Task brief —
Copy each line exactly. Leave nothing out.
:: Dataset content ::
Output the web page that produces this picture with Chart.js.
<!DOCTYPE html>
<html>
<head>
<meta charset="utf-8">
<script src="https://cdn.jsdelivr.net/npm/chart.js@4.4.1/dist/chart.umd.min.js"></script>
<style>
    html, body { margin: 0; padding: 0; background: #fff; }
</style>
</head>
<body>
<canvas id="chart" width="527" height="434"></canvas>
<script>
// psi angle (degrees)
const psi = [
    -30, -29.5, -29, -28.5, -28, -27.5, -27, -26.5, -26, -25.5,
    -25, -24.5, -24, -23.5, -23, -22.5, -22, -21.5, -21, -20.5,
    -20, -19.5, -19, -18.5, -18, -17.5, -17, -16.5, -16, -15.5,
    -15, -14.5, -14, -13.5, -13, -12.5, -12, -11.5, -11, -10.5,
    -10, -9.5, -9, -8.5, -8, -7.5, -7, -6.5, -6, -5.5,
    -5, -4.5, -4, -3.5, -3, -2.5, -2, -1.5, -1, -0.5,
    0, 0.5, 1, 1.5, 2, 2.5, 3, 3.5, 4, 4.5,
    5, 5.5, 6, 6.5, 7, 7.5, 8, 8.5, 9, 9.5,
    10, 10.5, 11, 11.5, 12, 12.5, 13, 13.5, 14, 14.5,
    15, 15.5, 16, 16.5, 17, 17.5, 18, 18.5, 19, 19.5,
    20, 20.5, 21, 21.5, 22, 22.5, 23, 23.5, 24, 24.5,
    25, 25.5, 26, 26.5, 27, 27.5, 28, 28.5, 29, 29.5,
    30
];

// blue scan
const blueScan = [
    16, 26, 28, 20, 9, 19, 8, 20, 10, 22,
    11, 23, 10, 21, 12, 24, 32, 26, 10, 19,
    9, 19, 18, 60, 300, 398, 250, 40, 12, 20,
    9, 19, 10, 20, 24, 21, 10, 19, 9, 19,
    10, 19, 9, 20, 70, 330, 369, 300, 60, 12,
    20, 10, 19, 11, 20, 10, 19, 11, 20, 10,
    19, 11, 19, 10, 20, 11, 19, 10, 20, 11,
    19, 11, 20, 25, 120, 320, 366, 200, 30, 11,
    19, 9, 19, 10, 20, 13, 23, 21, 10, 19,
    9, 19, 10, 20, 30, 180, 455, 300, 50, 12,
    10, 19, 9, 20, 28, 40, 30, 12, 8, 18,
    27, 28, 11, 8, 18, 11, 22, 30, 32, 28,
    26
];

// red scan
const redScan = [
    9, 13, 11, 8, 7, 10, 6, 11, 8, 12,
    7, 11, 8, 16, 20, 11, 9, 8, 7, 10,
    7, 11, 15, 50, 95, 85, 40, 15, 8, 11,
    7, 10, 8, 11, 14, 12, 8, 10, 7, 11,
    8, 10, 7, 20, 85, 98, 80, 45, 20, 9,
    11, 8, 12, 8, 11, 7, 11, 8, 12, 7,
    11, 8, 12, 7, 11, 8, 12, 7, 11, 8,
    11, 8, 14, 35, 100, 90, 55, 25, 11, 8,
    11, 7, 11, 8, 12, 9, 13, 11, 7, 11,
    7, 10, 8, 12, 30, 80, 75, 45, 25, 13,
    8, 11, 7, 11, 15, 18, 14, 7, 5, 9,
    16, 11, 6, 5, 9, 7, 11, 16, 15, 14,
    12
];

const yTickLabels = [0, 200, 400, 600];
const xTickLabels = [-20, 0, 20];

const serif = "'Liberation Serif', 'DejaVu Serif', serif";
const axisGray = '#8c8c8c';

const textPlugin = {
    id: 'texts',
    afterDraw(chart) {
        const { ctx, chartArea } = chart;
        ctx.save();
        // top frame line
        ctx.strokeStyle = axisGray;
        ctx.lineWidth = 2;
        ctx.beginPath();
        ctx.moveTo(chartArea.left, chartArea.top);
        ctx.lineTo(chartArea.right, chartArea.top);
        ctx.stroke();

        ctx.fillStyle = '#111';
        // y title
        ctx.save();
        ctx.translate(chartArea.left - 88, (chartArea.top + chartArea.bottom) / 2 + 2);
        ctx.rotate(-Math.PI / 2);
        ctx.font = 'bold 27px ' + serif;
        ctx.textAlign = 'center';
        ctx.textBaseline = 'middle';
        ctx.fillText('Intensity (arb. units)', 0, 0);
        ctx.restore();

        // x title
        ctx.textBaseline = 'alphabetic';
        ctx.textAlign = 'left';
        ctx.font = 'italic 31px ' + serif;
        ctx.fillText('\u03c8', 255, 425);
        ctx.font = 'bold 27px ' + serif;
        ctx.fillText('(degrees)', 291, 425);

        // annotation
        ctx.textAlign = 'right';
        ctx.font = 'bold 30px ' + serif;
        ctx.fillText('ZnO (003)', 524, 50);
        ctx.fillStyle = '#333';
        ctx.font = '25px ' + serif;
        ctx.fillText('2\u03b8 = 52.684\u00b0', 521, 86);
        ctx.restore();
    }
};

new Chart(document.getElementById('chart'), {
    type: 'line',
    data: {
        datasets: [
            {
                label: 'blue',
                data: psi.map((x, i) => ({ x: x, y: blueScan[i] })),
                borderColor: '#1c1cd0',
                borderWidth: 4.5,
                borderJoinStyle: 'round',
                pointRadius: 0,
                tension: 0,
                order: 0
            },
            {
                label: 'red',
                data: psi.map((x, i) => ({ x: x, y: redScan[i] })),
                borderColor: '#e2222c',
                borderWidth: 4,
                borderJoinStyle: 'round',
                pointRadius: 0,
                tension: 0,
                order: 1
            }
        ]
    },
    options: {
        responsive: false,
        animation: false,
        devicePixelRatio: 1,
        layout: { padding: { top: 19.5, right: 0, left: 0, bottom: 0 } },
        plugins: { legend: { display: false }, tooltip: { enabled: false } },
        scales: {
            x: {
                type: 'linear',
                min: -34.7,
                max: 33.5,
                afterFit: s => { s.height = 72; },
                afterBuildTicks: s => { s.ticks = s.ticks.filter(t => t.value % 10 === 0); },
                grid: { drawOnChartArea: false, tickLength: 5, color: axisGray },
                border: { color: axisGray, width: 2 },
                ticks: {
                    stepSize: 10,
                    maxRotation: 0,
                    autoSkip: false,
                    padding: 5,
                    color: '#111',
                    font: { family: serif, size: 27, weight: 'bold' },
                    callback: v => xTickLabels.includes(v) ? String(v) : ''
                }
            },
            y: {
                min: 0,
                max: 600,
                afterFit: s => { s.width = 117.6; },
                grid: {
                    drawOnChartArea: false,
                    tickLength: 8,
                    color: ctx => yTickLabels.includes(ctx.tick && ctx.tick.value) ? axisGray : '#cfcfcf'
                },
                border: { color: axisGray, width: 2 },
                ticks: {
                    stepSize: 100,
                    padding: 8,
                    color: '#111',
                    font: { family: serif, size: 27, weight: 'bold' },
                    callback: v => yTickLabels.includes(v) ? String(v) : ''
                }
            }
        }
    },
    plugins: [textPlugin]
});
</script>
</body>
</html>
:::
Output of the task —
Output the web page that produces this picture with Chart.js.
<!DOCTYPE html>
<html>
<head>
<meta charset="utf-8">
<script src="https://cdn.jsdelivr.net/npm/chart.js@4.4.1/dist/chart.umd.min.js"></script>
<style>
    html, body { margin: 0; padding: 0; background: #fff; }
</style>
</head>
<body>
<canvas id="chart" width="527" height="434"></canvas>
<script>
// psi angle (degrees)
const psi = [
    -30, -29.5, -29, -28.5, -28, -27.5, -27, -26.5, -26, -25.5,
    -25, -24.5, -24, -23.5, -23, -22.5, -22, -21.5, -21, -20.5,
    -20, -19.5, -19, -18.5, -18, -17.5, -17, -16.5, -16, -15.5,
    -15, -14.5, -14, -13.5, -13, -12.5, -12, -11.5, -11, -10.5,
    -10, -9.5, -9, -8.5, -8, -7.5, -7, -6.5, -6, -5.5,
    -5, -4.5, -4, -3.5, -3, -2.5, -2, -1.5, -1, -0.5,
    0, 0.5, 1, 1.5, 2, 2.5, 3, 3.5, 4, 4.5,
    5, 5.5, 6, 6.5, 7, 7.5, 8, 8.5, 9, 9.5,
    10, 10.5, 11, 11.5, 12, 12.5, 13, 13.5, 14, 14.5,
    15, 15.5, 16, 16.5, 17, 17.5, 18, 18.5, 19, 19.5,
    20, 20.5, 21, 21.5, 22, 22.5, 23, 23.5, 24, 24.5,
    25, 25.5, 26, 26.5, 27, 27.5, 28, 28.5, 29, 29.5,
    30
];

// blue scan
const blueScan = [
    16, 26, 28, 20, 9, 19, 8, 20, 10, 22,
    11, 23, 10, 21, 12, 24, 32, 26, 10, 19,
    9, 19, 18, 60, 300, 398, 250, 40, 12, 20,
    9, 19, 10, 20, 24, 21, 10, 19, 9, 19,
    10, 19, 9, 20, 70, 330, 369, 300, 60, 12,
    20, 10, 19, 11, 20, 10, 19, 11, 20, 10,
    19, 11, 19, 10, 20, 11, 19, 10, 20, 11,
    19, 11, 20, 25, 120, 320, 366, 200, 30, 11,
    19, 9, 19, 10, 20, 13, 23, 21, 10, 19,
    9, 19, 10, 20, 30, 180, 455, 300, 50, 12,
    10, 19, 9, 20, 28, 40, 30, 12, 8, 18,
    27, 28, 11, 8, 18, 11, 22, 30, 32, 28,
    26
];

// red scan
const redScan = [
    9, 13, 11, 8, 7, 10, 6, 11, 8, 12,
    7, 11, 8, 16, 20, 11, 9, 8, 7, 10,
    7, 11, 15, 50, 95, 85, 40, 15, 8, 11,
    7, 10, 8, 11, 14, 12, 8, 10, 7, 11,
    8, 10, 7, 20, 85, 98, 80, 45, 20, 9,
    11, 8, 12, 8, 11, 7, 11, 8, 12, 7,
    11, 8, 12, 7, 11, 8, 12, 7, 11, 8,
    11, 8, 14, 35, 100, 90, 55, 25, 11, 8,
    11, 7, 11, 8, 12, 9, 13, 11, 7, 11,
    7, 10, 8, 12, 30, 80, 75, 45, 25, 13,
    8, 11, 7, 11, 15, 18, 14, 7, 5, 9,
    16, 11, 6, 5, 9, 7, 11, 16, 15, 14,
    12
];

const yTickLabels = [0, 200, 400, 600];
const xTickLabels = [-20, 0, 20];

const serif = "'Liberation Serif', 'DejaVu Serif', serif";
const axisGray = '#8c8c8c';

const textPlugin = {
    id: 'texts',
    afterDraw(chart) {
        const { ctx, chartArea } = chart;
        ctx.save();
        // top frame line
        ctx.strokeStyle = axisGray;
        ctx.lineWidth = 2;
        ctx.beginPath();
        ctx.moveTo(chartArea.left, chartArea.top);
        ctx.lineTo(chartArea.right, chartArea.top);
        ctx.stroke();

        ctx.fillStyle = '#111';
        // y title
        ctx.save();
        ctx.translate(chartArea.left - 88, (chartArea.top + chartArea.bottom) / 2 + 2);
        ctx.rotate(-Math.PI / 2);
        ctx.font = 'bold 27px ' + serif;
        ctx.textAlign = 'center';
        ctx.textBaseline = 'middle';
        ctx.fillText('Intensity (arb. units)', 0, 0);
        ctx.restore();

        // x title
        ctx.textBaseline = 'alphabetic';
        ctx.textAlign = 'left';
        ctx.font = 'italic 31px ' + serif;
        ctx.fillText('\u03c8', 255, 425);
        ctx.font = 'bold 27px ' + serif;
        ctx.fillText('(degrees)', 291, 425);

        // annotation
        ctx.textAlign = 'right';
        ctx.font = 'bold 30px ' + serif;
        ctx.fillText('ZnO (003)', 524, 50);
        ctx.fillStyle = '#333';
        ctx.font = '25px ' + serif;
        ctx.fillText('2\u03b8 = 52.684\u00b0', 521, 86);
        ctx.restore();
    }
};

new Chart(document.getElementById('chart'), {
    type: 'line',
    data: {
        datasets: [
            {
                label: 'blue',
                data: psi.map((x, i) => ({ x: x, y: blueScan[i] })),
                borderColor: '#1c1cd0',
                borderWidth: 4.5,
                borderJoinStyle: 'round',
                pointRadius: 0,
                tension: 0,
                order: 0
            },
            {
                label: 'red',
                data: psi.map((x, i) => ({ x: x, y: redScan[i] })),
                borderColor: '#e2222c',
                borderWidth: 4,
                borderJoinStyle: 'round',
                pointRadius: 0,
                tension: 0,
                order: 1
            }
        ]
    },
    options: {
        responsive: false,
        animation: false,
        devicePixelRatio: 1,
        layout: { padding: { top: 19.5, right: 0, left: 0, bottom: 0 } },
        plugins: { legend: { display: false }, tooltip: { enabled: false } },
        scales: {
            x: {
                type: 'linear',
                min: -34.7,
                max: 33.5,
                afterFit: s => { s.height = 72; },
                afterBuildTicks: s => { s.ticks = s.ticks.filter(t => t.value % 10 === 0); },
                grid: { drawOnChartArea: false, tickLength: 5, color: axisGray },
                border: { color: axisGray, width: 2 },
                ticks: {
                    stepSize: 10,
                    maxRotation: 0,
                    autoSkip: false,
                    padding: 5,
                    color: '#111',
                    font: { family: serif, size: 27, weight: 'bold' },
                    callback: v => xTickLabels.includes(v) ? String(v) : ''
                }
            },
            y: {
                min: 0,
                max: 600,
                afterFit: s => { s.width = 117.6; },
                grid: {
                    drawOnChartArea: false,
                    tickLength: 8,
                    color: ctx => yTickLabels.includes(ctx.tick && ctx.tick.value) ? axisGray : '#cfcfcf'
                },
                border: { color: axisGray, width: 2 },
                ticks: {
                    stepSize: 100,
                    padding: 8,
                    color: '#111',
                    font: { family: serif, size: 27, weight: 'bold' },
                    callback: v => yTickLabels.includes(v) ? String(v) : ''
                }
            }
        }
    },
    plugins: [textPlugin]
});
</script>
</body>
</html>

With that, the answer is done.